(Chip Somodevilla (Trump), Paul Morigi (Conway), iStock (Camera, Microphones, Background)

 

by Howard Kurtz

January 24, 2018

Fox News analyst Howard Kurtz argues that press misjudgment has upended coverage of the White House and boosted the president’s agenda in this exclusive excerpt from his new book, ‘Media Madness.’

On Jan. 8, 2017, days before Donald Trump was to assume the crushing burdens of the presidency, he faced a very different kind of problem: Meryl Streep.

The iconic actress slammed him in her speech accepting the Cecil B. DeMille lifetime achievement award at the Golden Globes, attacking him for, among other things, having allegedly mocked a disabled New York Times reporter during the campaign. The next morning, Hope Hicks, the president’s loyal young assistant who was almost always by Trump’s side, pulled out her phone to play footage of Kellyanne Conway on the CNN and Fox morning shows.

Kellyanne said that charge had been repeatedly refuted and added that if Streep were so concerned about the rights of the disabled, she should have spoken out about a disabled boy who had been badly beaten by young thugs shouting anti-Trump epithets in a video that had been posted on Facebook. Trump loved that answer and started venting about his media coverage.

Hicks retreated to a nearby desk, where she spoke to Times reporter Patrick Healy. He had called Trump’s cellphone during the Globes and then quoted the president-elect as saying he wasn’t surprised by criticisms from “liberal movie people.” Hicks took Healy to task.

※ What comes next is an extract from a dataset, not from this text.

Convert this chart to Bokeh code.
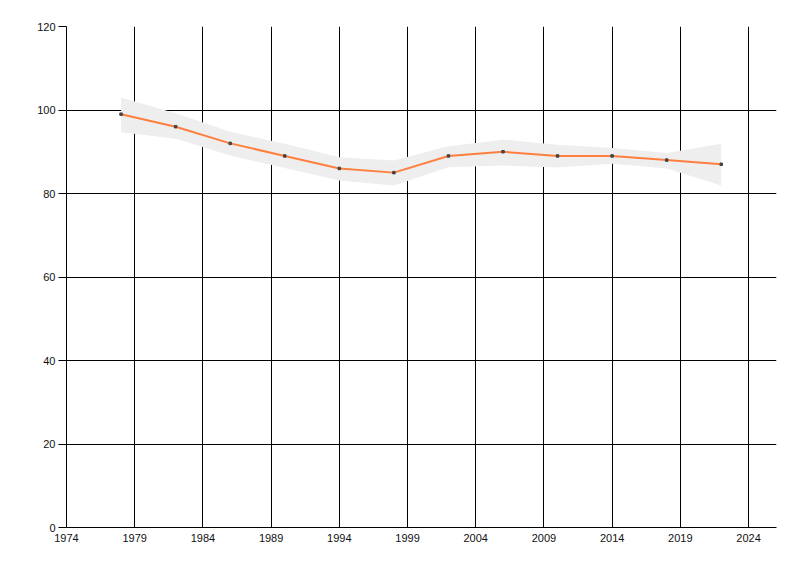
import numpy as np
from bokeh.plotting import figure
from bokeh.models import FixedTicker, Range1d
from bokeh.embed import file_html
from bokeh.resources import INLINE

# values
years = [1978, 1982, 1986, 1990, 1994, 1998, 2002, 2006, 2010, 2014, 2018, 2022]
values = [99, 96, 92, 89, 86, 85, 89, 90, 89, 89, 88, 87]
band_upper = [103, 99.2, 94.8, 91.9, 88.7, 87.9, 91.3, 92.9, 91.7, 90.9, 89.7, 91.9]
band_lower = [94.7, 93.1, 89.1, 86.1, 83.1, 81.9, 86.3, 86.7, 86.2, 87.1, 86.0, 81.9]
x_ticks = [1974, 1979, 1984, 1989, 1994, 1999, 2004, 2009, 2014, 2019, 2024]
y_ticks = [0, 20, 40, 60, 80, 100, 120]

p = figure(width=792, height=568, output_backend="svg", toolbar_location=None,
           x_range=Range1d(1974, 2026.05), y_range=Range1d(0, 120),
           min_border_left=66, min_border_right=16, min_border_top=26,
           min_border_bottom=41)
p.outline_line_color = None

# confidence band and the series
p.varea(x=years, y1=band_lower, y2=band_upper, fill_color="#eeeeee")
p.line(years, values, line_color="#ff7f3f", line_width=2)
p.scatter(years, values, marker="square", size=2.5, color="#444444")

p.xaxis.ticker = FixedTicker(ticks=x_ticks)
p.yaxis.ticker = FixedTicker(ticks=y_ticks)

for ax in (p.xaxis, p.yaxis):
    ax.axis_line_color = "black"
    ax.major_tick_line_color = "black"
    ax.minor_tick_line_color = None
    ax.major_tick_in = 0
    ax.major_label_text_font = "Liberation Sans"
    ax.major_label_text_font_size = "11px"
    ax.major_label_text_color = "#111111"

p.xaxis.major_tick_out = 0
p.xaxis.major_label_standoff = 6
p.yaxis.major_tick_out = 8
p.yaxis.major_label_standoff = 3

p.xgrid.grid_line_color = "black"
p.ygrid.grid_line_color = "black"
p.xgrid.ticker = FixedTicker(ticks=x_ticks)
p.ygrid.ticker = FixedTicker(ticks=y_ticks)

open("out.html", "w").write(file_html(p, INLINE))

“I’m not a confrontational person, but calling the president-elect of the United States at midnight over an entertainment program is crossing the line.” If he wanted a comment from the president-elect, he should have called her. Hope ended on a conciliatory note: “It’s not the end of the world, we’ll move on.”

It was a sneak preview of what would become a constant state of warfare between the new president, his closest aides and the media world — not just journalists and commentators but actors, singers, entertainers and pop-culture figures who often viewed him with outright scorn.

Donald Trump is staking his presidency, as he did his election, on nothing less than destroying the credibility of the news media; and the media are determined to do the same to him. This is not just a feud or a fight or a battle. It is scorched-earth warfare in which only one side can achieve victory. To a stunning degree, the press is falling into the president’s trap. The country’s top news organizations have targeted Trump with an unprecedented barrage of negative stories, with some no longer making much attempt to hide their contempt. Some stories are legitimate, some are not, and others are generated by the president’s own falsehoods and exaggerations. But the mainstream media, subconsciously at first, has lurched into the opposition camp and is appealing to an anti-Trump base of viewers and readers, failing to grasp how deeply it is distrusted by a wide swath of the country.

These are not easy words for me to write. I am a lifelong journalist with ink in my veins. And for all my criticism of the media’s errors and excesses, I have always believed in the mission of aggressive reporting and holding politicians accountable.

But the past two years have radicalized me. I am increasingly troubled by how many of my colleagues have decided to abandon any semblance of fairness out of a conviction that they must save the country from Trump.

I first got to know Donald Trump three decades ago and never made the blunder of underestimating him during the campaign. I saw all his weaknesses — the bluster, the bullying, the refusal to admit mistakes — but I also saw strengths that most of my colleagues missed, especially an ability to channel the anger of millions of voters who despise the press — including the old-guard conservative press — and other elite institutions.

This is, at bottom, a battle over the truth. Who owns it, who controls it, who can sell their version to a polarized public that increasingly cannot agree on basic facts. Everything you read, hear and see about Trump’s veracity is filtered through a mainstream media prism that reflects a lying president — and virtually never considers the press’ own baggage and biases. Everything you read, hear and see from the Trump team is premised on the view that media news is fake news, that journalists are too prejudiced, angry and ideological to fairly report on the president. Trump and his acolytes use these attacks on the Fourth Estate to neutralize their own untruths, evasions and exaggerations. What many journalists fail to grasp is that Trump’s supporters love his street talk and view the media critiques as nonsense driven by negativity. They don’t care if he makes mistakes. As paradoxical as it sounds, negative coverage helps Trump because it bonds him to people who also feel disrespected by the denizens of the mainstream press. The media take everything literally, and Trump pitches his arguments at a gut level. It is asymmetrical warfare.

Every president gets pounded by the press. But no president has ever been subjected to the kind of relentless ridicule, caustic commentary and insulting invective that has been heaped on Trump. I have a name for this half-crazed compulsion to furiously attack one man. It’s called Trump Trauma.